Gaidukov was born in Leningrad, in the Soviet Union. In 1991 he graduated from secondary school No. 248 in Leningrad. In 1996 he graduated from the Faculty of Social Sciences Herzen University and, in 1999, a full-time Ph.D. program in the Department of Religious Studies there. In 2000 in the Herzen University under professor Nikolai Gordienko he defended his PhD thesis on "The Ideology and Practice of Slavic Neo-Paganism" (specialty 09.00.06 - philosophy of religion) against professor Alexander Zamaleev, and Associate Professor N. V. Nosovich, for the Museum of the History of Religion.

In 1995–2001, Gaidukov was a teacher of history, law, and social studies at secondary school No. 551 in St. Petersburg. In 2001-2015 - Senior Lecturer (since 2001) and Associate Professor (since 2004) of the Department of Religious Studies, and since 2015 - Associate Professor of the Department of Sociology and Religious Studies, since 1 September 2018 - Associate Professor of the Department of History of Religions and Theology. Herzen University. Since 2003 - curator of the student scientific society of the department. In 2003–2013, he was an associate professor at the Baltic Academy of Tourism and Entrepreneurship. In 2004–2009, he was an associate professor at the Interregional Institute of Economics and Law at the Interparliamentary Assembly Eurasian Economic Community.

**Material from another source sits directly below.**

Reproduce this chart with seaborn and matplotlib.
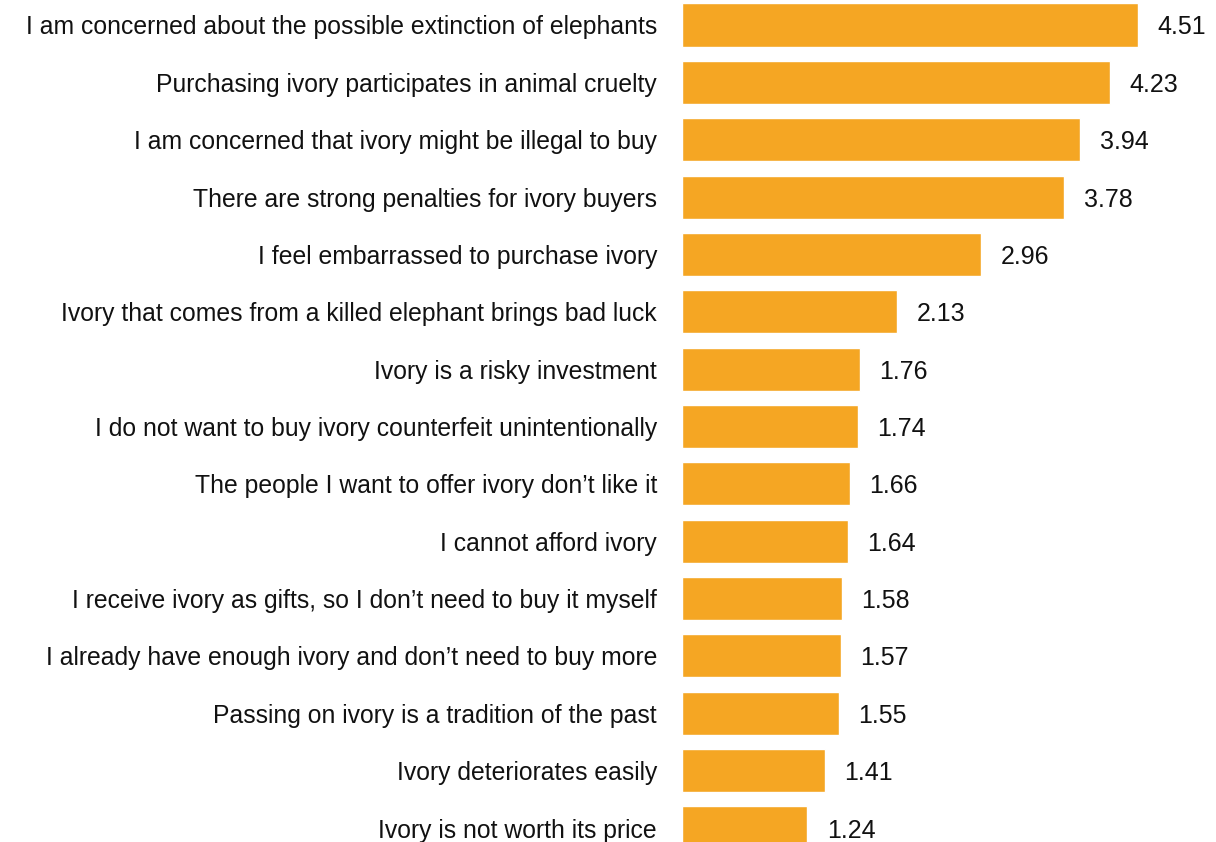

Since 2012, Gaidukov has been the head of the Etna Center for Religious Studies. Since 1997, he has been a member of the Scientific and Methodological Council for Religious Studies of the society "Knowledge" of St. Petersburg and the Leningrad Region"» and since 2002 - a member of the society "Knowledge" of St. Petersburg and the Leningrad Region"». Since 2007, he has been a member of the Russian Association of Researchers of Religion (Российское объединение исследователей религии). Since 2018, he has been a member of the Russian Religious Society (Русское религиоведческое общество).